Even worse, though, are the complete junk words that fill (not, for heavens sake, “populate”) business expression. At the top of this list are “solution” and “experience.” Here again, I suspect that someone somewhere concluded that, gosh golly, people like solutions and experiences, and we have to use words people like. But most times they’re deployed, they’re either completely unnecessary or result in absurdly stilted phrasing.

Consider a standard question before many Hulu ads: “Which ad experience would you prefer?” Ad experience? C’mon. Almost any other way to ask which ad I want to watch would sound more like it had come from a human being rather than a communications department. I once watched some guys at Home Depot take down a sign that said “Flooring” to make room for one that said “Flooring Solutions.” And this was fairly recently. Who on earth still thinks that the word still has any incantatory power, if it ever had any at all?

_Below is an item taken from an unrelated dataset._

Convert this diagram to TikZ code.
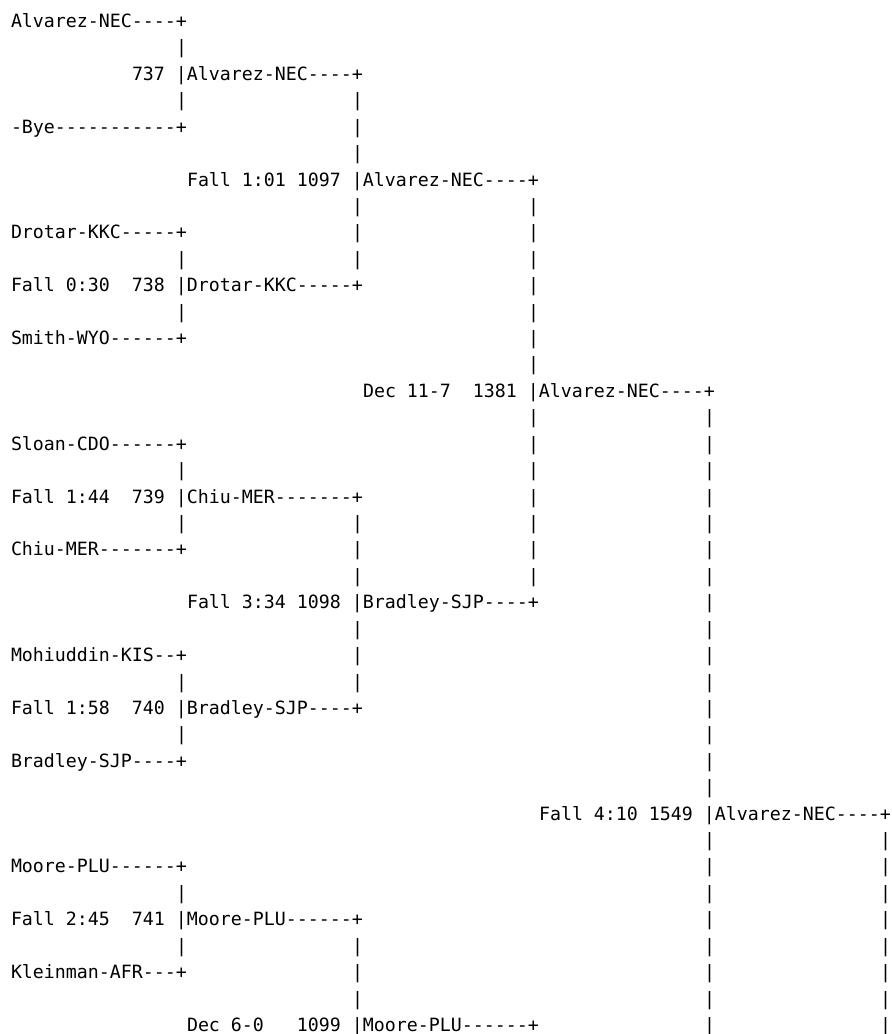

There are so many of these words and phrases that have been so misused and overused that they now convey no meaning, revealing that the authors were either bored or not-very-good communications-department employees. Seamless, robust, journey, functionality, best-in-class, top-of-mind, profile, value-add, going-forward (and especially “going-forward basis” – oy!), next-level … you could add your own pretty much forever.

When all of these linguistic monstrosities come together, the result is titans of business reading near gibberish, as with the CEO of a soft-drink company who touted for the company’s shareholders “the robust new flavor profile of the beverage experience.”

If I’d been given that to read, I’d have read it over before going to the meeting, and then I would have fired absolutely everyone in the communications department – everyone – and told the shareholders, “We changed this drink. It tastes better.” Then I would have hired many young people who read a lot but hadn’t been formally trained in business communications, bought each of them a thesaurus, and set their pay according to their ability to avoid clichés, twee nonsense, jargon and sesquipedalianism.

Of course, I’m not the CEO of anything, and no one asked my opinion. But I just can’t believe that it helps corporate profits – or anything at all – to mangle the language the way business people so often do.